Instruction:
The material below includes pictures; leave them out and return only the lines between the line containing "Rebuild this chart" and the line containing "const GRID = '#8e8e8e';", inclusive, word for word.

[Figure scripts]
--------------------------------
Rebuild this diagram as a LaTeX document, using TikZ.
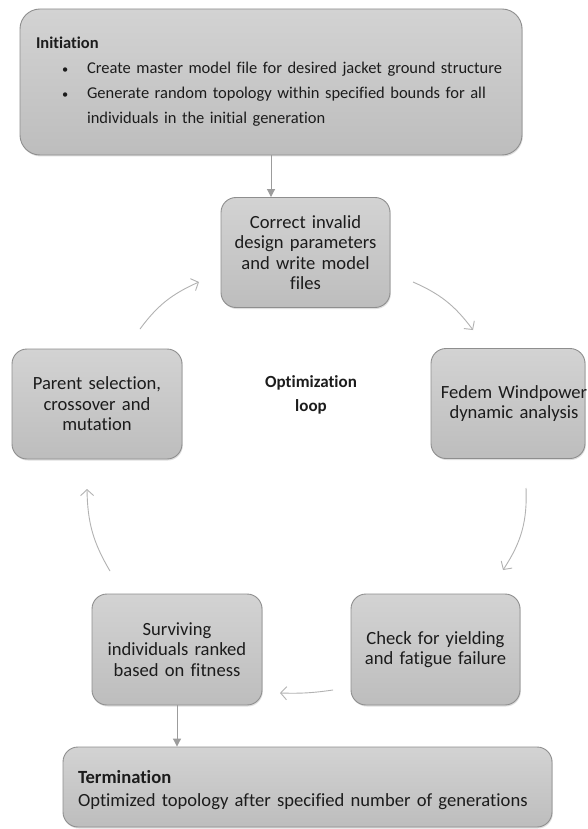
\documentclass[tikz,border=0pt]{standalone}
\usepackage{fontspec}
\setmainfont{Carlito}[Ligatures=NoCommon]
\usetikzlibrary{arrows.meta,shadows,bending}
\definecolor{boxtop}{HTML}{D3D3D3}
\definecolor{boxbot}{HTML}{BDBDBD}
\definecolor{boxline}{HTML}{8E8E8E}
\definecolor{flowline}{HTML}{9C9C9C}
\definecolor{loopline}{HTML}{B2B2B2}
\definecolor{txt}{HTML}{1C1C1C}
\newcommand{\smbullet}{\scalebox{0.75}{\textbullet}}
\begin{document}
\begin{tikzpicture}[x=1pt,y=-1pt,
  box/.style={draw=boxline, line width=0.9pt, rounded corners=15pt,
    top color=boxtop, bottom color=boxbot,
    drop shadow={shadow xshift=0.8pt, shadow yshift=-1.5pt, opacity=0.25},
    align=center, font=\fontsize{18.6}{20.5}\selectfont, text=txt, inner sep=0pt},
  smallbox/.style={box, minimum height=110pt},
  flow/.style={draw=flowline, line width=1pt, -{Triangle[length=8pt,width=8pt]}},
  loopar/.style={draw=loopline, line width=0.9pt, -{Straight Barb[length=6pt,width=13pt]}},
  looplabel/.style={font=\bfseries\fontsize{17}{24}\selectfont, align=center, text=txt}
]
\useasboundingbox (0,0) rectangle (588,829);
\fill[white] (0,0) rectangle (588,829);

\node[box, rounded corners=20pt, minimum width=502pt, minimum height=146pt,
  align=left, text width=470pt, font=\fontsize{16.5}{25}\selectfont] (init) at (271,82)
  {\textbf{Initiation}\\
   \hspace*{26pt}\makebox[25pt][l]{\smbullet}Create master model file for desired jacket ground structure\\
   \hspace*{26pt}\makebox[25pt][l]{\smbullet}Generate random topology within specified bounds for all\\
   \hspace*{51pt}individuals in the initial generation};

\node[smallbox, minimum width=169pt, text width=165pt] (correct) at (305.5,252.5)
  {Correct invalid\\design parameters\\and write model\\files};
\node[smallbox, minimum width=154pt, text width=154pt, font=\fontsize{18.6}{20}\selectfont] (fedem) at (508,403.5)
  {\makebox[154pt][c]{\hspace{12pt}Fedem Windpower}\\\makebox[154pt][c]{\hspace{12pt}dynamic analysis}};
\node[smallbox, minimum width=170pt, text width=165pt] (parent) at (97,404)
  {Parent selection,\\crossover and\\mutation};
\node[smallbox, minimum width=170pt, minimum height=111pt, text width=165pt] (surv) at (177,649.5)
  {Surviving\\individuals ranked\\based on fitness};
\node[smallbox, minimum width=169pt, minimum height=111pt, text width=165pt] (check) at (435.5,649.5)
  {Check for yielding\\and fatigue failure};
\node[box, minimum width=489pt, minimum height=80pt, align=left, text width=459pt,
  font=\fontsize{18.6}{23}\selectfont] (term) at (307.5,787)
  {\rule{0pt}{20pt}\textbf{Termination}\\Optimized topology after specified number of generations};

\node[looplabel] (looptxt) at (311,395) {Optimization\\loop};

\draw[flow] (init.south) -- (init.south |- correct.north);
\draw[flow] (surv.south) -- (surv.south |- term.north);

\coordinate (c1s) at (413,282); \coordinate (c1e) at (473,330);
\coordinate (c2s) at (526,488); \coordinate (c2e) at (503,570);
\coordinate (c3s) at (333,690); \coordinate (c3e) at (280,693);
\coordinate (c4s) at (110,571); \coordinate (c4e) at (87,489);
\coordinate (c5s) at (140,329); \coordinate (c5e) at (199,282);

\draw[loopar] (c1s) to[bend left=15] (c1e);
\draw[loopar] (c2s) to[bend left=18] (c2e);
\draw[loopar] (c3s) to[bend left=5] (c3e);
\draw[loopar] (c4s) to[bend left=15] (c4e);
\draw[loopar] (c5s) to[bend left=15] (c5e);
\end{tikzpicture}
\end{document}
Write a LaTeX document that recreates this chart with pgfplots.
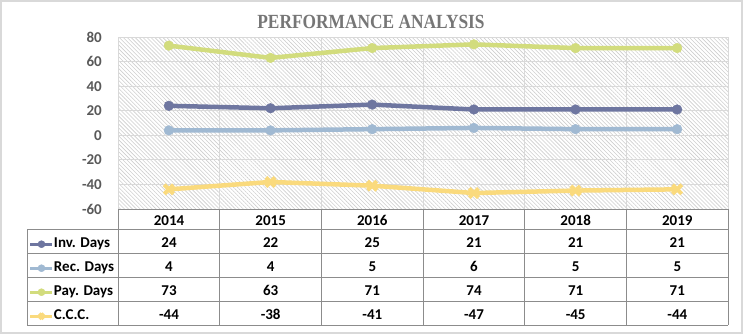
\documentclass[border=0pt]{standalone}
\usepackage{graphicx}
\usepackage{pgfplots}
\pgfplotsset{compat=1.18}
\usepackage{fontspec}
\setmainfont{Carlito}
\newfontfamily\titlefont{Liberation Serif}
\usetikzlibrary{patterns.meta}
\definecolor{invc}{RGB}{110,118,160}
\definecolor{recc}{RGB}{160,185,210}
\definecolor{payc}{RGB}{210,220,125}
\definecolor{cccc}{RGB}{250,218,125}
\definecolor{gridc}{RGB}{217,217,217}
\definecolor{tickc}{RGB}{89,89,89}
\definecolor{titlec}{RGB}{118,118,118}
\definecolor{tablec}{RGB}{140,140,140}
\newcommand{\tf}{\fontsize{15}{18}\selectfont\bfseries}
\begin{document}
\begin{tikzpicture}
\useasboundingbox (0,0) rectangle (743pt,-334pt);
\fill[white] (0,0) rectangle (743pt,-334pt);
\draw[gridc, line width=1.2pt] (1pt,-1pt) rectangle (742pt,-333pt);
\begin{axis}[
  at={(118pt,-209pt)}, anchor=south west,
  scale only axis, width=610pt, height=172pt,
  xmin=-0.5, xmax=5.5, ymin=-60, ymax=80,
  xtick={-0.5,0.5,...,5.5}, xticklabels={},
  ytick={-60,-40,...,80},
  major tick length=0pt,
  grid=major, major grid style={gridc, line width=0.8pt},
  axis line style={draw=none},
  axis background/.style={pattern={Lines[angle=-45,distance=2.8pt,line width=0.6pt]}, pattern color=gray!38},
  /pgf/number format/assume math mode=true,
  yticklabel style={font=\tf, text=tickc, anchor=east, inner sep=0pt, xshift=-16pt},
  legend image code/.code={\draw[mark repeat=2,mark phase=2,#1] plot coordinates {(0pt,0pt) (11pt,0pt) (22pt,0pt)};},
  legend image post style={line width=3pt, mark size=3.5pt},
  legend style={at={(-0.1459,-0.1669)}, anchor=north west, draw=none, fill=none, inner sep=0pt, outer sep=0pt, row sep=11pt, font=\tf, text=black, nodes={inner sep=0pt, outer sep=0pt, text height=10pt, text depth=3pt}, /tikz/every odd column/.append style={column sep=0pt}},
  legend cell align=left,
]
\addplot[invc, line width=4.5pt, mark=*, mark size=4.8pt, mark options={solid, fill=invc, line width=0.5pt}] coordinates {(0,24)(1,22)(2,25)(3,21)(4,21)(5,21)};
\addlegendentry{Inv. Days}
\addplot[recc, line width=4.5pt, mark=*, mark size=4.8pt, mark options={solid, fill=recc, line width=0.5pt}] coordinates {(0,4)(1,4)(2,5)(3,6)(4,5)(5,5)};
\addlegendentry{Rec. Days}
\addplot[payc, line width=4.5pt, mark=*, mark size=4.8pt, mark options={solid, fill=payc, line width=0.5pt}] coordinates {(0,73)(1,63)(2,71)(3,74)(4,71)(5,71)};
\addlegendentry{Pay. Days}
\addplot[cccc, line width=4.5pt, mark=x, mark size=6.5pt, mark options={solid, line width=4pt}] coordinates {(0,-44)(1,-38)(2,-41)(3,-47)(4,-45)(5,-44)};
\addlegendentry{C.C.C.}
\end{axis}
\begin{scope}[x=1pt,y=-1pt]
\node[anchor=base, inner sep=0pt, text=titlec] at (371,28.3) {\scalebox{1.02}[1.18]{\titlefont\fontsize{17}{20}\selectfont\bfseries PERFORMANCE ANALYSIS}};
\begin{scope}[draw=tablec, line width=1pt]
\draw (118,209) -- (728,209);
\foreach \y in {229,253,277,301,325} \draw (27,\y) -- (728,\y);
\draw (27,229) -- (27,325);
\foreach \i in {0,...,6} \draw ({118+\i*101.6667},209) -- ({118+\i*101.6667},325);
\end{scope}
\foreach \yr [count=\i from 0] in {2014,2015,2016,2017,2018,2019}
  \node[anchor=base, font=\tf, text=black, inner sep=0pt] at ({169+\i*101.6667},225.7) {\yr};
\foreach \vals/\yb in {{24,22,25,21,21,21}/247.7,{4,4,5,6,5,5}/271.7,{73,63,71,74,71,71}/295.7,{-44,-38,-41,-47,-45,-44}/319.7}{
  \foreach \v [count=\i from 0] in \vals
    \node[anchor=base, font=\tf, text=black, inner sep=0pt] at ({169+\i*101.6667},\yb) {\v};
}
\end{scope}
\end{tikzpicture}
\end{document}
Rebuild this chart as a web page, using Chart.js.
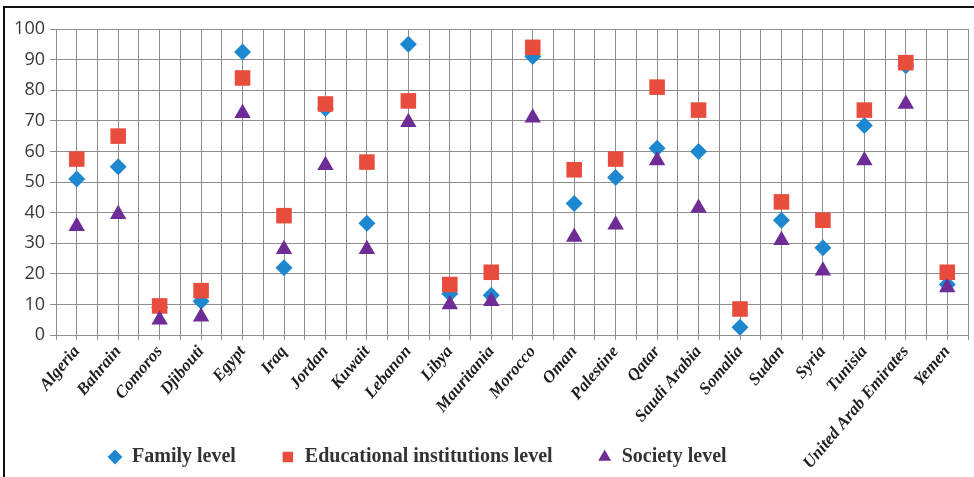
<!DOCTYPE html>
<html>
<head>
<meta charset="utf-8">
<script src="https://cdn.jsdelivr.net/npm/chart.js@4"></script>
<style>
  html, body { margin: 0; padding: 0; background: #fff; }
  #wrap { position: relative; width: 974px; height: 477px; overflow: hidden; }
  #frame { position: absolute; left: 3px; top: 6px; right: -6px; bottom: -6px;
           border-left: 2px solid #111; border-top: 2px solid #111; pointer-events: none; }
  canvas { display: block; }
</style>
</head>
<body>
<div id="wrap">
  <canvas id="chart" width="974" height="477"></canvas>
  <div id="frame"></div>
</div>
<script>
// Countries along the horizontal axis
const countries = [
  'Algeria', 'Bahrain', 'Comoros', 'Djibouti', 'Egypt', 'Iraq', 'Jordan', 'Kuwait',
  'Lebanon', 'Libya', 'Mauritania', 'Morocco', 'Oman', 'Palestine', 'Qatar',
  'Saudi Arabia', 'Somalia', 'Sudan', 'Syria', 'Tunisia', 'United Arab Emirates', 'Yemen'
];

// Series values (percent)
const familyLevel = [
  51, 55, 9, 11, 92.5, 22, 74, 36.5, 95, 13.5, 13, 91, 43, 51.5, 61, 60, 2.5, 37.5, 28.5, 68.5, 88, 16.5
];
const educationLevel = [
  57.5, 65, 9.5, 14.5, 84, 39, 75.5, 56.5, 76.5, 16.5, 20.5, 94, 54, 57.5, 81, 73.5, 8.5, 43.5, 37.5, 73.5, 89, 20.5
];
const societyLevel = [
  35.5, 39.5, 5, 6, 72.5, 28, 55.5, 28, 69.5, 10, 11, 71, 32, 36, 57, 41.5, null, 31, 21, 57, 75.5, 15.5
];

const seriesNames = ['Family level', 'Educational institutions level', 'Society level'];

// Value axis ticks
const yMin = 0, yMax = 100, yStep = 10;

// Each country sits at integer position i+1 on the horizontal scale
const toPoints = (values) => values.map((v, i) => ({ x: i + 1, y: v }));

const GRID = '#8e8e8e';

// Layout tweaks: the rotated country names may run down past the axis box
// (beside the legend), and the legend row starts a little inside the plot.
const layoutTweaks = {
  id: 'layoutTweaks',
  afterLayout(chart) {
    if (chart.scales.x) chart.scales.x.bottom = chart.height;
    if (chart.legend) chart.legend.left = chart.chartArea.left + 7;
  }
};

new Chart(document.getElementById('chart'), {
  type: 'scatter',
  data: {
    datasets: [
      {
        label: seriesNames[0],
        data: toPoints(familyLevel),
        pointStyle: 'rectRot',
        pointRadius: 8.5,
        pointBorderWidth: 0,
        backgroundColor: '#1d87cf',
        borderColor: '#1d87cf',
        order: 3
      },
      {
        label: seriesNames[1],
        data: toPoints(educationLevel),
        pointStyle: 'rect',
        pointRadius: 11,
        pointBorderWidth: 0,
        backgroundColor: '#e84c3d',
        borderColor: '#e84c3d',
        order: 2
      },
      {
        label: seriesNames[2],
        data: toPoints(societyLevel),
        pointStyle: 'triangle',
        pointRadius: 9.5,
        pointBorderWidth: 0,
        backgroundColor: '#6e2c96',
        borderColor: '#6e2c96',
        order: 1
      }
    ]
  },
  options: {
    responsive: false,
    animation: false,
    events: [],
    layout: { autoPadding: false, padding: { top: 29, right: 6, bottom: 0, left: 0 } },
    plugins: {
      legend: {
        position: 'bottom',
        align: 'start',
        fullSize: false,
        labels: {
          usePointStyle: true,
          boxWidth: 14,
          boxHeight: 10.5,
          padding: 45,
          color: '#333',
          font: { family: 'Liberation Serif', size: 20, weight: 'bold' },
          sort: (a, b) => a.datasetIndex - b.datasetIndex
        }
      },
      tooltip: { enabled: false }
    },
    scales: {
      x: {
        type: 'linear',
        min: 0.5,
        max: countries.length + 0.5,
        grid: { color: GRID, lineWidth: 1, drawTicks: true, tickLength: 5 },
        border: { color: GRID },
        ticks: {
          stepSize: 0.5,
          autoSkip: false,
          minRotation: 50,
          maxRotation: 50,
          padding: 2,
          color: '#1e1e1e',
          font: { family: 'Liberation Serif', size: 17, weight: 'bold', style: 'italic' },
          callback: (v) => Number.isInteger(v) ? countries[v - 1] : ''
        },
        afterFit(scale) {
          scale.height = 67;
          scale.paddingLeft = 0;
          scale.paddingRight = 0;
        }
      },
      y: {
        min: yMin,
        max: yMax,
        grid: { color: GRID, lineWidth: 1, drawTicks: true, tickLength: 6 },
        border: { color: GRID },
        ticks: {
          stepSize: yStep,
          padding: 5,
          color: '#383838',
          font: { family: 'Open Sans', size: 18 }
        },
        afterFit(scale) {
          scale.width = 56;
        }
      }
    }
  },
  plugins: [layoutTweaks]
});
</script>
</body>
</html>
--------------------------------
Expected answer:
Rebuild this chart as a web page, using Chart.js.
<!DOCTYPE html>
<html>
<head>
<meta charset="utf-8">
<script src="https://cdn.jsdelivr.net/npm/chart.js@4"></script>
<style>
  html, body { margin: 0; padding: 0; background: #fff; }
  #wrap { position: relative; width: 974px; height: 477px; overflow: hidden; }
  #frame { position: absolute; left: 3px; top: 6px; right: -6px; bottom: -6px;
           border-left: 2px solid #111; border-top: 2px solid #111; pointer-events: none; }
  canvas { display: block; }
</style>
</head>
<body>
<div id="wrap">
  <canvas id="chart" width="974" height="477"></canvas>
  <div id="frame"></div>
</div>
<script>
// Countries along the horizontal axis
const countries = [
  'Algeria', 'Bahrain', 'Comoros', 'Djibouti', 'Egypt', 'Iraq', 'Jordan', 'Kuwait',
  'Lebanon', 'Libya', 'Mauritania', 'Morocco', 'Oman', 'Palestine', 'Qatar',
  'Saudi Arabia', 'Somalia', 'Sudan', 'Syria', 'Tunisia', 'United Arab Emirates', 'Yemen'
];

// Series values (percent)
const familyLevel = [
  51, 55, 9, 11, 92.5, 22, 74, 36.5, 95, 13.5, 13, 91, 43, 51.5, 61, 60, 2.5, 37.5, 28.5, 68.5, 88, 16.5
];
const educationLevel = [
  57.5, 65, 9.5, 14.5, 84, 39, 75.5, 56.5, 76.5, 16.5, 20.5, 94, 54, 57.5, 81, 73.5, 8.5, 43.5, 37.5, 73.5, 89, 20.5
];
const societyLevel = [
  35.5, 39.5, 5, 6, 72.5, 28, 55.5, 28, 69.5, 10, 11, 71, 32, 36, 57, 41.5, null, 31, 21, 57, 75.5, 15.5
];

const seriesNames = ['Family level', 'Educational institutions level', 'Society level'];

// Value axis ticks
const yMin = 0, yMax = 100, yStep = 10;

// Each country sits at integer position i+1 on the horizontal scale
const toPoints = (values) => values.map((v, i) => ({ x: i + 1, y: v }));

const GRID = '#8e8e8e';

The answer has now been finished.